Aulas de física e produtos de beleza não têm, aparentemente, muito a ver. Mas, em Belo Horizonte, um professor do Departamento de Física da Universidade Federal de Minas Gerais desenvolveu com a ajuda da nanotecnologia um creme à base de ouro para reduzir rugas, manchas e dar elasticidade à pele.

Foto: Luiz Ladeira: pesquisa com nanomateriais despertou seu interesse por aplicações na área cosmética e o levou a desenvolver sabonetes e cremes à base de ouro

Luiz Ladeira, 61, conta que levou três anos para chegar à formulação atual do creme. Físico e pesquisador do Laboratório de Nanomateriais da UFMG, ele trabalha com fibras de carbono em escala nanoscópica e suas aplicações tecnológicas. Durante suas pesquisas, interessou-se também pelo uso de nanopartículas de ouro na medicina. Foi quando soube das aplicações na área cosmética. Nas horas vagas, passou a investigar no pequeno laboratório em sua casa qual seria a melhor concentração e quais elementos ligar ao ouro 24 quilates para que ele ficasse bioativo. Começou, então, a produzir de maneira artesanal o creme e a distribuir amostras para pessoas conhecidas.

“Quem usava sempre me pedia mais. Vi que havia um nicho para o creme”, diz Ladeira. Na formulação, ele usa ouro coloidal, que são partículas do metal na faixa de 1 a 50 nanômetros. Um nanômetro corresponde a 1 bilionésimo de metro. “O segredo são essas nanopartículas de ouro que são capazes de gerar uma interação física com a derme e trazer benefícios.”

Cosméticos à base de ouro são um negócio de grandes grifes. A alemã Être Belle, a suíça La Prairie e a americana Avon são algumas que já comercializam produtos com o metal. Elas sustentam que as propriedades do ouro ajudam a dar mais vitalidade à pele, que ajudam a protegê-la de toxinas, a dar uma aparência mais jovem e que apagam as imperfeições e linhas de idade.

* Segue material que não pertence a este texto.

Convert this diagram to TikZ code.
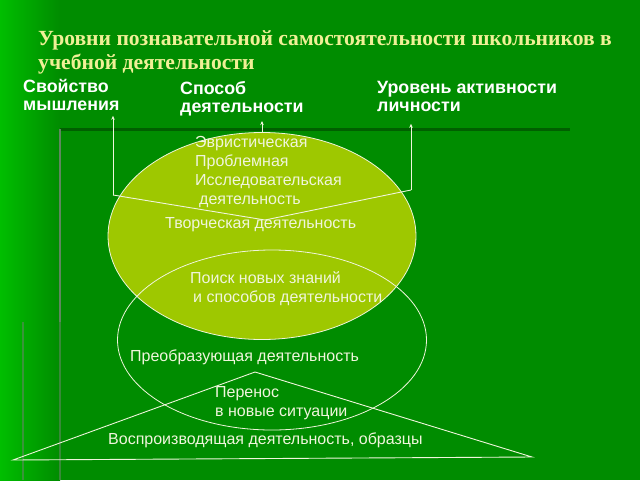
\documentclass[tikz,border=0pt]{standalone}
\usepackage{fontspec}
\setmainfont{Liberation Serif}
\setsansfont{Liberation Sans}
\usetikzlibrary{shapes.geometric,arrows.meta}

\definecolor{slidegreen}{RGB}{0,140,0}
\definecolor{edgegreen}{RGB}{0,190,0}
\definecolor{darkband}{RGB}{0,95,0}
\definecolor{greyline}{RGB}{95,135,95}
\definecolor{limefill}{RGB}{158,200,0}
\definecolor{paleyellow}{RGB}{240,240,150}
\definecolor{chalk}{RGB}{240,245,220}

\tikzset{
  titletext/.style={inner sep=0, anchor=north west, align=left, text=paleyellow,
    font=\rmfamily\bfseries\fontsize{21.6}{24}\selectfont},
  headtext/.style={inner sep=0, anchor=north west, align=left, text=white,
    font=\sffamily\bfseries\fontsize{17.8}{18}\selectfont},
  innertext/.style={inner sep=0, anchor=west, align=left, text=chalk,
    font=\sffamily\fontsize{16}{19}\selectfont},
  link/.style={draw=chalk, line width=0.9pt, -{Stealth[length=4pt,width=3.5pt]}},
  plainlink/.style={draw=chalk, line width=0.9pt}
}

\begin{document}
\begin{tikzpicture}[x=1pt, y=-1pt]
  \useasboundingbox (0,0) rectangle (640,480);
  % background of the slide
  \fill[slidegreen] (0,0) rectangle (640,480);
  \shade[left color=edgegreen, right color=slidegreen] (0,0) rectangle (60,480);
  \draw[darkband, line width=3pt] (60,129) -- (570,129);
  \draw[greyline, line width=2pt] (60,129) -- (60,322);
  \draw[greyline, line width=1.5pt, opacity=0.6] (23,322) -- (23,480);
  \draw[greyline, line width=1.5pt, opacity=0.6] (60,322) -- (60,480);

  % title and headings
  \node[titletext] (title) at (38,30)
    {Уровни познавательной самостоятельности школьников в\\учебной деятельности};
  \node[headtext] (think) at (23,79) {Свойство\\мышления};
  \node[headtext] (way)   at (180,81) {Способ\\деятельности};
  \node[headtext] (level) at (377,81) {Уровень активности\\личности};

  % circles
  \node[ellipse, draw=chalk, fill=limefill, line width=0.8pt, inner sep=0,
        minimum width=308, minimum height=207] (upper) at (262,236) {};
  \node[ellipse, draw=chalk, line width=0.8pt, inner sep=0,
        minimum width=309, minimum height=180] (lower) at (272,340) {};

  % triangle
  \coordinate (apex)  at (255,372);
  \coordinate (baseL) at (13,460);
  \coordinate (baseR) at (532,457);
  \draw[plainlink] (apex) -- (baseL) -- (baseR) -- cycle;

  % texts
  \node[innertext] (forms) at (195,172)
    {Эвристическая\\Проблемная\\Исследовательская\\\hspace{4pt}деятельность};
  \node[innertext] (creative) at (165,225) {Творческая деятельность};
  \node[innertext] (search) at (190,289)
    {Поиск новых знаний\\\hspace{3pt}и способов деятельности};
  \node[innertext] (transform) at (130,357) {Преобразующая деятельность};
  \node[innertext] (transfer) at (215,403) {Перенос\\в новые ситуации};
  \node[innertext] (reproduce) at (108,440) {Воспроизводящая деятельность, образцы};

  % connectors
  \coordinate (vL) at (113,195);
  \coordinate (vV) at (265,220);
  \coordinate (vR) at (411,190);
  \draw[plainlink] (vL) -- (vV) -- (vR);
  \draw[link, shorten >=5pt] (vL) -- (vL |- think.south);
  \draw[link, shorten >=12pt] (vR) -- (vR |- level.south);
  \draw[link, shorten >=5pt] (upper.north) -- (upper.north |- way.south);
\end{tikzpicture}
\end{document}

Os preços de alguns desses produtos são dignos da fama dessas grandes grifes. Um potinho de 30 ml da La Prairie, por exemplo, é vendido pelo site da empresa por US$ 150. No boca a boca, em Belo Horizonte, um pote de 50 gramas do creme desenvolvido pelo professor Ladeira é vendido a R$ 50. E a linha está aumentando.

No mês passado, além do creme, ele bolou um sabonete com a mesma formulação. Preço: R$ 10. O professor deu ao seu creme artesanal o nome de Quilates, marca que ele pretende agora registrar e que sua filha, a bióloga Marina Ladeira, de 30 anos, doutoranda em fisiologia humana pela UFMG, está administrando. “Em duas semanas, vendi mais de cem sabonetes e cremes”, conta ela. “Estamos agora elaborando um plano de vendas, vamos ver se optamos por um esquema de venda direta ou se colocamos o produto em lojas”, diz ela.

Embora produtos à base de ouro sejam descritos pela indústria da beleza como benéficos à pele, ainda não há muita base científica para essa tese. “Os estudos sobre isso são muito escassos e não temos como afirmar que o ouro faz de fato bem à pele”, diz o médico dermatologista Jackson Machado Pinto, coordenador da disciplina de dermatologia da Faculdade de Ciências Médicas de Minas Gerais e ex-diretor da Sociedade Brasileira de Dermatologia em Minas.

Há muitos registros históricos de tratamentos de beleza com ouro. A medicina indiana, em particular, é pródiga nessa área. Mas do ponto de vista científico, não há documentação e pesquisas suficientes que atestem os efeitos estéticos do emprego de produtos á base do metal, diz Machado Pinto. “Os eventuais benefícios e eventuais riscos só serão conhecidos após anos de uso e pesquisas.”